Old Ed's not too smart, but he's wise. There is a difference, of course. Mostly we don't stop to think about it, but there is. I was aware instinctively that there must be some story about the rural-route mailbox in the apple tree, twelve or fifteen feet off the ground, but I hesitated to ask. He must have

finally noticed that I kept glancing at it, up in the apple tree, and explained it to me, casually. His nephew, he said, had sent home or brought home, from some far part of the world where he was serving an Army stint, a tin of some special kind of cakes or candies or something--he had forgotten which, since it had been quite a few years ago. Anyway, somehow the tin got put in that apple tree for a robins' nest, and when it rusted out and the robins seemed dismayed to lose their home, he one fine morning decided that the mailbox out on the hard road, which never had anything in it but junk mail, would make the robins a fine new home. So he took the mailbox back in the long lane, climbed up the apple tree, nailed it firmly in the same crotch where the old tin had been, and the robins have been happy ever since.
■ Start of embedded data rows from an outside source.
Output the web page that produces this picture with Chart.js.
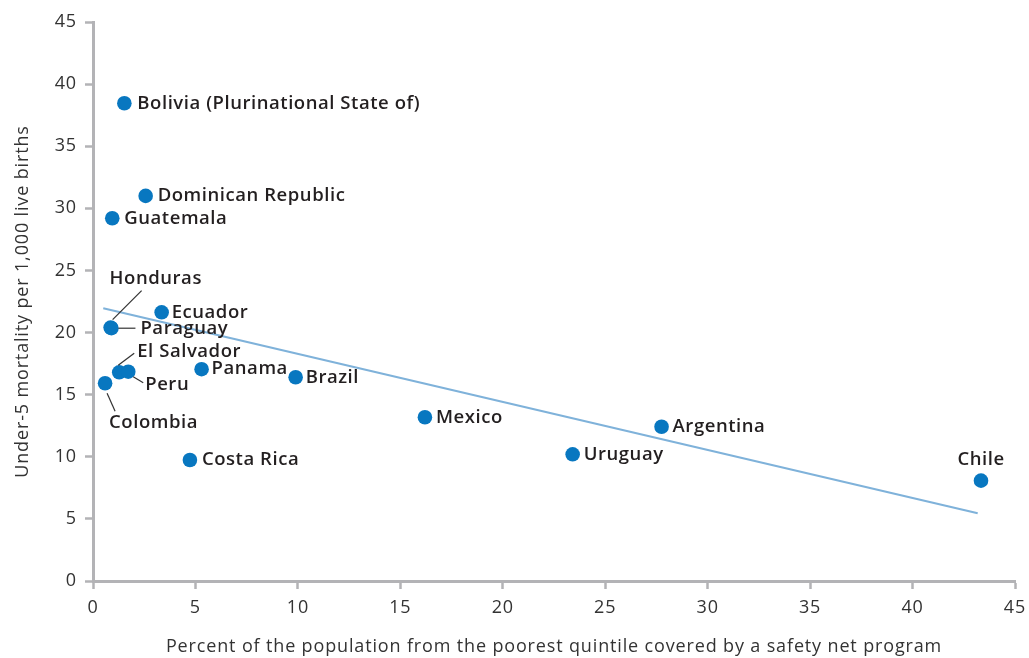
<!DOCTYPE html>
<html>
<head>
<meta charset="utf-8">
<script src="https://cdn.jsdelivr.net/npm/chart.js@4.4.1/dist/chart.umd.min.js"></script>
<style>
  html, body { margin: 0; padding: 0; background: #ffffff; }
  #wrap { width: 1029px; height: 658px; }
</style>
</head>
<body>
<div id="wrap"><canvas id="c" width="1029" height="658"></canvas></div>
<script>
// ---- data ----
const countries = ["Bolivia (Plurinational State of)", "Dominican Republic", "Guatemala", "Ecuador",
  "Honduras", "Paraguay", "El Salvador", "Peru", "Colombia", "Panama", "Brazil", "Costa Rica",
  "Mexico", "Uruguay", "Argentina", "Chile"];
const coverage = [1.53, 2.57, 0.94, 3.35, 0.86, 0.90, 1.28, 1.72, 0.59, 5.30, 9.89, 4.73, 16.2, 23.41, 27.75, 43.34];
const mortality = [38.46, 31.0, 29.2, 21.63, 20.4, 20.35, 16.8, 16.85, 15.92, 17.05, 16.4, 9.74, 13.18, 10.2, 12.42, 8.08];
const trendX = [0.5, 43.18];
const trendY = [21.96, 5.45];
const xTicks = [0, 5, 10, 15, 20, 25, 30, 35, 40, 45];
const yTicks = [0, 5, 10, 15, 20, 25, 30, 35, 40, 45];
const xTitle = "Percent of the population from the poorest quintile covered by a safety net program";
const yTitle = "Under-5 mortality per 1,000 live births";

// ---- label layout (pixel offsets from point; leader lines) ----
const labelLayout = {
  "Bolivia (Plurinational State of)": { dx: 13, dy: 0 },
  "Dominican Republic": { dx: 12, dy: 0 },
  "Guatemala": { dx: 12, dy: 0 },
  "Ecuador": { dx: 10, dy: 0 },
  "Honduras": { dx: -1, dy: -49, leader: [[31, -37], [2, -8]] },
  "Paraguay": { dx: 29, dy: 1, leader: [[7, 0], [24, 0]] },
  "El Salvador": { dx: 18, dy: -21, leader: [[15, -19], [-1, -7]] },
  "Peru": { dx: 17, dy: 13, leader: [[5, 5], [15, 11]] },
  "Colombia": { dx: 4, dy: 39, leader: [[2, 10], [10, 28]] },
  "Panama": { dx: 10, dy: 0 },
  "Brazil": { dx: 10, dy: 0 },
  "Costa Rica": { dx: 12, dy: 0 },
  "Mexico": { dx: 11, dy: 0 },
  "Uruguay": { dx: 11, dy: 0 },
  "Argentina": { dx: 11, dy: 0 },
  "Chile": { dx: 0, dy: -21, align: "center" }
};

const pts = coverage.map((x, i) => ({ x: x, y: mortality[i], name: countries[i] }));
const trend = trendX.map((x, i) => ({ x: x, y: trendY[i] }));

const axisGray = "#b3b3b6";
const FONT = "'Open Sans', 'DejaVu Sans', sans-serif";

const spacingPlugin = {
  id: "spacing",
  beforeUpdate(chart) { chart.ctx.letterSpacing = "0.85px"; },
  beforeLayout(chart) { chart.ctx.letterSpacing = "0.85px"; },
  beforeDraw(chart) { chart.ctx.letterSpacing = "0.85px"; }
};

const labelPlugin = {
  id: "pointLabels",
  afterDatasetsDraw(chart) {
    const ctx = chart.ctx;
    const xs = chart.scales.x, ys = chart.scales.y;
    ctx.save();
    ctx.letterSpacing = "0.55px";
    ctx.font = "600 18.5px " + FONT;
    ctx.fillStyle = "#231f20";
    ctx.textBaseline = "middle";
    pts.forEach(p => {
      const L = labelLayout[p.name];
      if (!L) return;
      const px = xs.getPixelForValue(p.x), py = ys.getPixelForValue(p.y);
      if (L.leader) {
        ctx.beginPath();
        ctx.strokeStyle = "#333333";
        ctx.lineWidth = 1.2;
        ctx.moveTo(px + L.leader[0][0], py + L.leader[0][1]);
        ctx.lineTo(px + L.leader[1][0], py + L.leader[1][1]);
        ctx.stroke();
      }
      ctx.textAlign = L.align || "left";
      ctx.fillText(p.name, px + L.dx, py + L.dy);
    });
    ctx.restore();
  }
};

new Chart(document.getElementById("c"), {
  type: "scatter",
  data: {
    datasets: [
      {
        type: "line",
        data: trend,
        borderColor: "#7fb2da",
        borderWidth: 2.2,
        pointRadius: 0,
        fill: false,
        order: 2
      },
      {
        data: pts,
        backgroundColor: "#0877c0",
        borderColor: "#0877c0",
        borderWidth: 0,
        pointRadius: 7.3,
        pointHoverRadius: 7.3,
        order: 1
      }
    ]
  },
  options: {
    responsive: false,
    animation: false,
    devicePixelRatio: 1,
    layout: { padding: { top: 22, right: 14, left: 0, bottom: 0 } },
    plugins: { legend: { display: false }, tooltip: { enabled: false } },
    scales: {
      x: {
        type: "linear",
        min: 0, max: 45,
        afterBuildTicks: s => { s.ticks = xTicks.map(v => ({ value: v })); },
        afterFit: s => { s.height = 77; s.paddingLeft = 0; s.paddingRight = 0; },
        grid: { drawOnChartArea: false, drawTicks: true, tickLength: 8, color: axisGray, tickWidth: 2.5 },
        border: { display: true, color: axisGray, width: 3 },
        ticks: { padding: 8, color: "#333333", font: { family: FONT, size: 18, weight: 400 }, maxRotation: 0 },
        title: { display: true, text: xTitle, color: "#333333", font: { family: FONT, size: 18, weight: 400 }, padding: { top: 9, bottom: 0 } }
      },
      y: {
        type: "linear",
        min: 0, max: 45,
        afterBuildTicks: s => { s.ticks = yTicks.map(v => ({ value: v })); },
        afterFit: s => { s.width = 93; s.paddingTop = 0; s.paddingBottom = 0; },
        grid: { drawOnChartArea: false, drawTicks: true, tickLength: 8, color: axisGray, tickWidth: 2.5 },
        border: { display: true, color: axisGray, width: 3 },
        ticks: { padding: 8, color: "#333333", font: { family: FONT, size: 18, weight: 400 } },
        title: { display: true, text: yTitle, color: "#333333", font: { family: FONT, size: 18, weight: 400 }, padding: { top: 12, bottom: 0 } }
      }
    }
  },
  plugins: [spacingPlugin, labelPlugin]
});
</script>
</body>
</html>
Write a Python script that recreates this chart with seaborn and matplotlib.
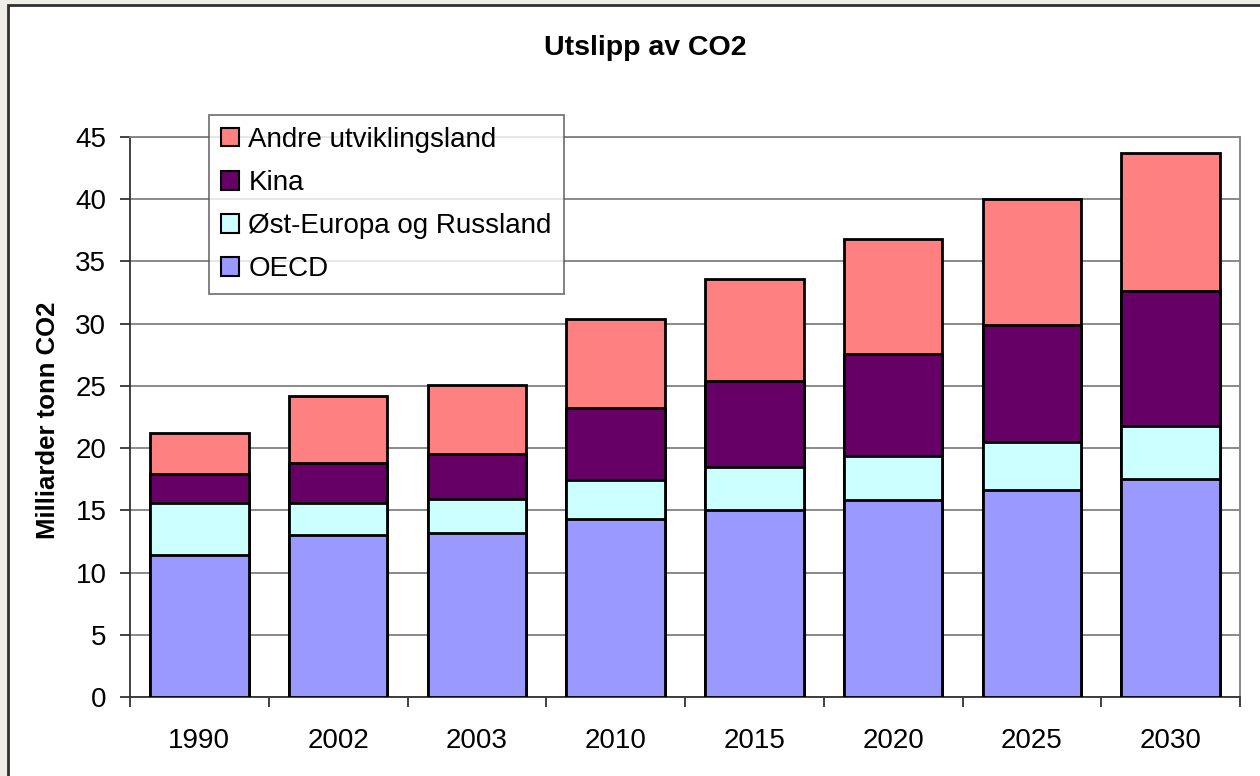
import numpy as np
import pandas as pd
import matplotlib
matplotlib.use("Agg")
import matplotlib.pyplot as plt
import seaborn as sns
from matplotlib.patches import Rectangle, Patch

# Data (milliarder tonn CO2 per region)
years = ['1990', '2002', '2003', '2010', '2015', '2020', '2025', '2030']
oecd = [11.4, 13.0, 13.2, 14.3, 15.0, 15.8, 16.6, 17.5]
ost_europa = [4.2, 2.6, 2.7, 3.1, 3.5, 3.6, 3.9, 4.3]
kina = [2.3, 3.2, 3.6, 5.8, 6.9, 8.2, 9.4, 10.8]
andre = [3.3, 5.4, 5.6, 7.2, 8.2, 9.2, 10.1, 11.1]

series = ['OECD', 'Øst-Europa og Russland', 'Kina', 'Andre utviklingsland']
colors = ['#9999FF', '#CCFFFF', '#660066', '#FF8080']

df = pd.DataFrame({'År': years, 'OECD': oecd, 'Øst-Europa og Russland': ost_europa,
                   'Kina': kina, 'Andre utviklingsland': andre})
# cumulative tops for stacking
cum = df[series].cumsum(axis=1)
cum['År'] = df['År']

sns.set_style("white")
plt.rcParams['font.family'] = ['Liberation Sans', 'DejaVu Sans']
plt.rcParams['text.color'] = 'black'
plt.rcParams['xtick.labelcolor'] = 'black'
plt.rcParams['ytick.labelcolor'] = 'black'

fig = plt.figure(figsize=(12.6, 7.76), dpi=100)
fig.patch.set_facecolor('#EEEEE6')
fig.add_artist(Rectangle((8 / 1260, -0.05), 1.2, 1.05 - 5 / 776, transform=fig.transFigure,
                         facecolor='white', edgecolor='#303030', linewidth=2, zorder=-1))

ax = fig.add_axes([130 / 1260, 1 - 697 / 776, 1110 / 1260, 560 / 776])
ax.set_facecolor('white')

# draw from the top of the stack down so each lower segment covers the one above
for name, col in zip(series[::-1], colors[::-1]):
    sns.barplot(data=cum, x='År', y=name, color=col, width=0.71, edgecolor='black',
                linewidth=2, saturation=1, ax=ax, zorder=3)

ax.set_ylim(0, 45)
ax.set_xlim(-0.5, 7.5)
ax.set_yticks(np.arange(0, 46, 5))
ax.yaxis.grid(True, color='#808080', linewidth=1.3, zorder=0)
ax.set_axisbelow(True)
ax.set_xlabel('')
ax.set_ylabel('')

for s in ['top', 'right']:
    ax.spines[s].set_color('#808080')
    ax.spines[s].set_linewidth(1.3)
for s in ['left', 'bottom']:
    ax.spines[s].set_color('#333333')
    ax.spines[s].set_linewidth(1.3)

ax.tick_params(axis='y', which='major', left=True, length=7, width=1.3, color='#333333',
               labelsize=20, pad=10, labelcolor='black')
ax.tick_params(axis='x', which='major', bottom=False, labelsize=20, pad=19, labelcolor='black')
ax.set_xticks(np.arange(-0.5, 8, 1), minor=True)
ax.tick_params(axis='x', which='minor', bottom=True, length=7, width=1.3, color='#333333')

fig.text(0.512, 1 - 48 / 776, 'Utslipp av CO2', ha='center', va='center',
         fontsize=20.5, fontweight='bold', color='black')
fig.text(48 / 1260, 1 - 420 / 776, 'Milliarder tonn CO2', ha='center', va='center',
         rotation=90, fontsize=18.5, fontweight='bold', color='black')

handles = [Patch(facecolor=c, edgecolor='black', linewidth=1.5) for c in colors[::-1]]
leg = ax.legend(handles, series[::-1], loc='upper left', bbox_to_anchor=(0.0712, 1.039),
                fontsize=20, frameon=True, fancybox=False, edgecolor='#555555',
                handlelength=0.65, handleheight=0.65, handletextpad=0.35,
                labelspacing=0.62, borderpad=0.42, borderaxespad=0)
leg.get_frame().set_linewidth(1.3)
for t in leg.get_texts():
    t.set_color('black')
leg.set_zorder(5)

fig.savefig('out.png', dpi=100, facecolor=fig.get_facecolor())
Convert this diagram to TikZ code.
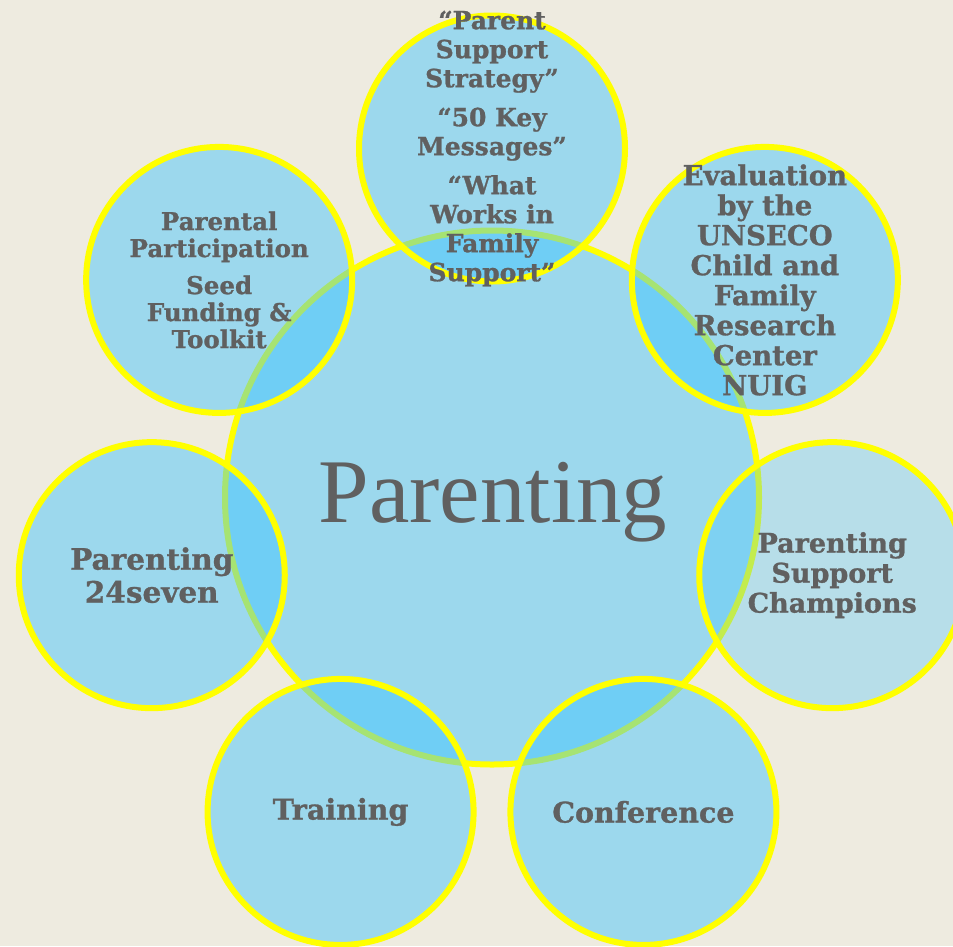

And if the mailman has to leave anything for Ed (Mrs. Ed says she thinks he throws most of the stuff away), he leaves it on the big flat rock at the end of the lane, by the milk cans, and he puts a little stone on top of it, and if it blows away, or gets rained on,--well, it isn't too important anyway.

There is of course a moral here, as anyone can see. There has to be a moral drawn from any critical observation, for without such experience there would be no education. But the real value to any individual of any moral lies not in its being pointed out to him, but in his reflecting on it himself and drawing that particular and peculiar conclusion for himself, which is the end product and real satisfaction of reflection. Here is the way I look at it. Robins' nests in mailboxes may be more important than all the megatons and monies that all the men of all time have amassed. And there are probably many Thoreaus at the ends of long lanes that wind through many hills. And maybe most of man's troubles-- mine and yours, individually, and ours collectively -- are the result of our being smart but not very wise. There might even never be another war if there were more Eds around, and fewer of me.